Blockchain technology is a structure that stores transactional records of the public in several databases, also referred to as a chain, in a network connected via peer-to-peer nodes. This type of storage is referred to as a "digital ledger," and anyone with access to this digital ledger can view the transaction but cannot edit it. Blockchain technology has the potential to significantly impact current and future financial services, offering several advantages.

Lower the Cost of Doing Business

The integration of blockchain technology into any business can help cut operational costs. This is achieved through multiple ways; by removing intermediaries such as payment processors and banks when transacting, businesses can save on transaction fees and other associated expenses. This will especially benefit small to medium-sized companies that may not have had access to traditional banking services.

Additionally, if you are searching for Kā izveidot e-komercijas uzņēmumu, you should consider integrating blockchain-based solutions. They can not only help streamline processes such as auditing and accounting, consequently reducing the time, money, and effort spent on manual processes. While some of these costs might seem negligible on a short-term basis, they may prove to be quite significant in the long run.

Streamlined Financial Processes

Integrating blockchain technology into the financial industry can streamline and modernize the current financial process. For example, sophisticated reconciliation tasks such as matching invoices and payments can be automated. In the process, the time and resources needed to complete these tasks can be reduced significantly.

Additionally, blockchain-based solutions can facilitate data and information sharing between multiple financial institutions, leading to an improved overview of the organization's finances. Consequently, this reduces manual errors and helps improve decision-making processes by offering a detailed analysis of financial performances.

Dynamic Risk Governance: A New Model of Digital Risk Control 

Abbreviated as DRG (Dynamic Risk Governance), this is a new model capable of transforming risk management in dynamic operational businesses. Dynamic Risk Governance entails continuous risk identification, valuation, mitigation, and frequent strategy reviews. All these procedures are carried out to improve risk management outcomes and cut insurance costs.
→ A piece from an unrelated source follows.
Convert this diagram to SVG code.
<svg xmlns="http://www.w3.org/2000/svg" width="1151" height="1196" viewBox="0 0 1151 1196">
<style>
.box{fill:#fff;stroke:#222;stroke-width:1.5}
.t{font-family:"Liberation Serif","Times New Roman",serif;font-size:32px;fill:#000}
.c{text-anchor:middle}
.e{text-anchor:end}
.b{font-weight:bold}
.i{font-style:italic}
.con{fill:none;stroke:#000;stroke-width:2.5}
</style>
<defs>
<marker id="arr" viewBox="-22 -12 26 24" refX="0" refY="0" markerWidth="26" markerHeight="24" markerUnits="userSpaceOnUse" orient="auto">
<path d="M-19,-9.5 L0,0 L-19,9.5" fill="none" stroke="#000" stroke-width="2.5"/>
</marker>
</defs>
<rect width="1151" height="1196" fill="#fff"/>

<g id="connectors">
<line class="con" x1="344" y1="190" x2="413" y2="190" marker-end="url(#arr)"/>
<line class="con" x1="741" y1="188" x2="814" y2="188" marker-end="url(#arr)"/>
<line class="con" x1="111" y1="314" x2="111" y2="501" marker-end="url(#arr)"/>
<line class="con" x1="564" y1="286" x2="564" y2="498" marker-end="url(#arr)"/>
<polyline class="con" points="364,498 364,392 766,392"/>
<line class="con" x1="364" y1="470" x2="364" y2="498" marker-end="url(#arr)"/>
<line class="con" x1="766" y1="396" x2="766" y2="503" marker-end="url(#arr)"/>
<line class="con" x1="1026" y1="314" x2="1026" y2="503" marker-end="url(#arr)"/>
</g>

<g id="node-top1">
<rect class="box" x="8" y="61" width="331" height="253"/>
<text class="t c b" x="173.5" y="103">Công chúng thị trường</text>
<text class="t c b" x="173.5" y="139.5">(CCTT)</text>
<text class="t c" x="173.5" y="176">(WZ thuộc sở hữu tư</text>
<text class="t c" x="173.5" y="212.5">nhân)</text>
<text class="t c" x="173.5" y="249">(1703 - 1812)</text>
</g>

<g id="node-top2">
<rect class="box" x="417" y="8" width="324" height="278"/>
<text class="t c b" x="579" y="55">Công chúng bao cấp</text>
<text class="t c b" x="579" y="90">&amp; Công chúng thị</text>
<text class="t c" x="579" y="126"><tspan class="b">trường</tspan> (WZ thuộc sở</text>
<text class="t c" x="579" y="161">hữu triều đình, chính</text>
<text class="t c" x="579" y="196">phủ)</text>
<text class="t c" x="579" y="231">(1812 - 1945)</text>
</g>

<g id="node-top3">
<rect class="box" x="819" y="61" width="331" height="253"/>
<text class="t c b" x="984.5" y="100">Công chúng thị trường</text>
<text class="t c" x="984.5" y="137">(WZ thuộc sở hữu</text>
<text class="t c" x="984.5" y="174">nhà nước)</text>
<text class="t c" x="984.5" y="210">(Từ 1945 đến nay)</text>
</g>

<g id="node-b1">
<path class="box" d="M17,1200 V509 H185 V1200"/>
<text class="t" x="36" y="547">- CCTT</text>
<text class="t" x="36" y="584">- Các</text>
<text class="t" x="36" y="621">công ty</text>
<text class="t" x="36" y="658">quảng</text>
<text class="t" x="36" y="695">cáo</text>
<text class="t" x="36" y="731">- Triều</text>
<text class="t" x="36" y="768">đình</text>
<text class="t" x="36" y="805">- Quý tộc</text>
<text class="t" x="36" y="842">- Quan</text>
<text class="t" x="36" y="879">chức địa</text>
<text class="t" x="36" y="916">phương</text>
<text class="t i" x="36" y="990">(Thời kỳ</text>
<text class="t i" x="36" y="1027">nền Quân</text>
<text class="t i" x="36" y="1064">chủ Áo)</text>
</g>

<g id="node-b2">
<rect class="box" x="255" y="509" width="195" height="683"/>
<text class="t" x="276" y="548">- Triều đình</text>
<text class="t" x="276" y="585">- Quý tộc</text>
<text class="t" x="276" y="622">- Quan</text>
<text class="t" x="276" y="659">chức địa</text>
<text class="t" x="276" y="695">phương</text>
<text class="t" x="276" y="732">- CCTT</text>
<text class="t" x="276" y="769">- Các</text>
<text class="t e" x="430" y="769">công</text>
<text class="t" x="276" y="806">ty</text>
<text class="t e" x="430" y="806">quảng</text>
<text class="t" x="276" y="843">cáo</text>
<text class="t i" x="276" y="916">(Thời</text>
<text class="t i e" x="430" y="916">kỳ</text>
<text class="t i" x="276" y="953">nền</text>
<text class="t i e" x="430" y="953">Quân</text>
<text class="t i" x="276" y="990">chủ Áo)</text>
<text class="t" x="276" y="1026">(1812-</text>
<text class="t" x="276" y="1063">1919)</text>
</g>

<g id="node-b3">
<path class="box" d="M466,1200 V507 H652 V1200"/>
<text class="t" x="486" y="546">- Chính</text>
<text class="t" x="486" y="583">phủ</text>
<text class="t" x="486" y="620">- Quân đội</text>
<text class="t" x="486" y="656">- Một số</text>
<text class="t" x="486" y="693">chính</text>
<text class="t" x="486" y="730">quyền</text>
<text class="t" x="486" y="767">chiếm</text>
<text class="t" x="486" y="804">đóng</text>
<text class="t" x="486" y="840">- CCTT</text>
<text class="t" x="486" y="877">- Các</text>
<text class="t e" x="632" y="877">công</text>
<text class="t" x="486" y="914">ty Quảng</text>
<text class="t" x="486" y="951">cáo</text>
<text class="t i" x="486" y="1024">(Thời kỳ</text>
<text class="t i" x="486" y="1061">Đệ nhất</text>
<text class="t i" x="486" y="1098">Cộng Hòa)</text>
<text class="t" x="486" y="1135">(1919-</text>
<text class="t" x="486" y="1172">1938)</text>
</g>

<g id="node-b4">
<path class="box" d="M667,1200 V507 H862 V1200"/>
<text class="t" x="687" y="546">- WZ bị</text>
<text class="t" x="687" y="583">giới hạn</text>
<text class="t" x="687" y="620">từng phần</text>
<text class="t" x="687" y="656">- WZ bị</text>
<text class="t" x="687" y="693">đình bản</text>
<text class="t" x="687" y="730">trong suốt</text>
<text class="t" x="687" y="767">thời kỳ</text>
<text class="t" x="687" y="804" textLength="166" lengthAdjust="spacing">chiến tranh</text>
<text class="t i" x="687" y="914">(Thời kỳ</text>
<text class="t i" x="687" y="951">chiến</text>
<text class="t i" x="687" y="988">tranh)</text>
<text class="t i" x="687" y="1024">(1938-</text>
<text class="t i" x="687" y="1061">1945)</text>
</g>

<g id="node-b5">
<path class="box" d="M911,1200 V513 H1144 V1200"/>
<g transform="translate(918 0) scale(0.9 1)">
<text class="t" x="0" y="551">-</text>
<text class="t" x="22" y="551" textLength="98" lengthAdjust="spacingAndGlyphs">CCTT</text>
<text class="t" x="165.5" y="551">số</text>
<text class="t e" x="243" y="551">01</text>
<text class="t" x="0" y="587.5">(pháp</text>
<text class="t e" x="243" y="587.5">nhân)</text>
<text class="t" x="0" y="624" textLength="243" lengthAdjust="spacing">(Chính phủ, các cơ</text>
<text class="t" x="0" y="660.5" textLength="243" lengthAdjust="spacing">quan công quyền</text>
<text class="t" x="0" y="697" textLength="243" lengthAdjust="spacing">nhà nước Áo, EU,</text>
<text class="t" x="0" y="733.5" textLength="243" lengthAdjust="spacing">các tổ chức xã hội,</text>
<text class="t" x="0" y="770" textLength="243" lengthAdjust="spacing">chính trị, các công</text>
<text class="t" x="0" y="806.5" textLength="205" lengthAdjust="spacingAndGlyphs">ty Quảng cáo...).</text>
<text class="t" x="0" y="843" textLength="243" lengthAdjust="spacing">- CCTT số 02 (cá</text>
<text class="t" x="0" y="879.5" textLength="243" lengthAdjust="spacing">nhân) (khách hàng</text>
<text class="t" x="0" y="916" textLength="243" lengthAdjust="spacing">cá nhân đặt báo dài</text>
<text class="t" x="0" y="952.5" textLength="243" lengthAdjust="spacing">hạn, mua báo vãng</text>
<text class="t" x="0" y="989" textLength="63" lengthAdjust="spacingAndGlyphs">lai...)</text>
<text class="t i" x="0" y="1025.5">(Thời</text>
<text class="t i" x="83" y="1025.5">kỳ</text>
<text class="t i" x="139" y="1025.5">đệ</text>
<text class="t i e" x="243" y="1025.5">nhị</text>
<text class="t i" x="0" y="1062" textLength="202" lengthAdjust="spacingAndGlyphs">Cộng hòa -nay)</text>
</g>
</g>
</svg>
To successfully implement Dynamic Risk Governance, a business entity must digitalize its processes, centralize data management, and analyze risk frequently. This way, it is able to establish a comprehensive view of risks in a business, ensuring effective risk management and efficient governance.

Generative AI: Boosting Productivity

Generative Artificial Intelligence isn't your regular AI. Backed by advanced language models, generative AI is changing how the financial industry is operating in big ways. To better understand how this technology is achieving this, you must first understand how generative AI works.

Generative AI uses sophisticated natural language processing (NLP) software to analyze data fed into it and produce new content. The data can be media videos, text, images, and more.

Generative AI can boost market forecasting and reporting, streamline operations, offer personalized customer support, and improve compliance and risk management. Businesses can use historical data to streamline these models and better understand how to optimize operations and enhance customer support services.

Companies can integrate generative AI into their finance system through Generative AI as a Component (GaaC) and Generative AI as a Service (GaaS). The former option is a module-based GAI that is incorporated into already established financial workflows. The latter gives a business direct access to ready-to-use generative AI tech.

Banking Beyond 2023

Data and technology continue to play vital roles across the financial industry. Robotic automation and AI will likely be the next big thing, with cryptocurrencies and blockchain growing and potentially becoming the mainstream. As financial institutions morph away from the traditional banking systems and barriers to entry continue to decrease, whether some Big Tech companies will be tempted to venture into the banking industry remains to be seen. This way, they can leverage their strengths (significant customer base, strong UX, and hyper-personalized services). The biggest challenge will lie in the regulators' hands, where they'll have to keep track of tech improvements to ensure the set minimum standards are met.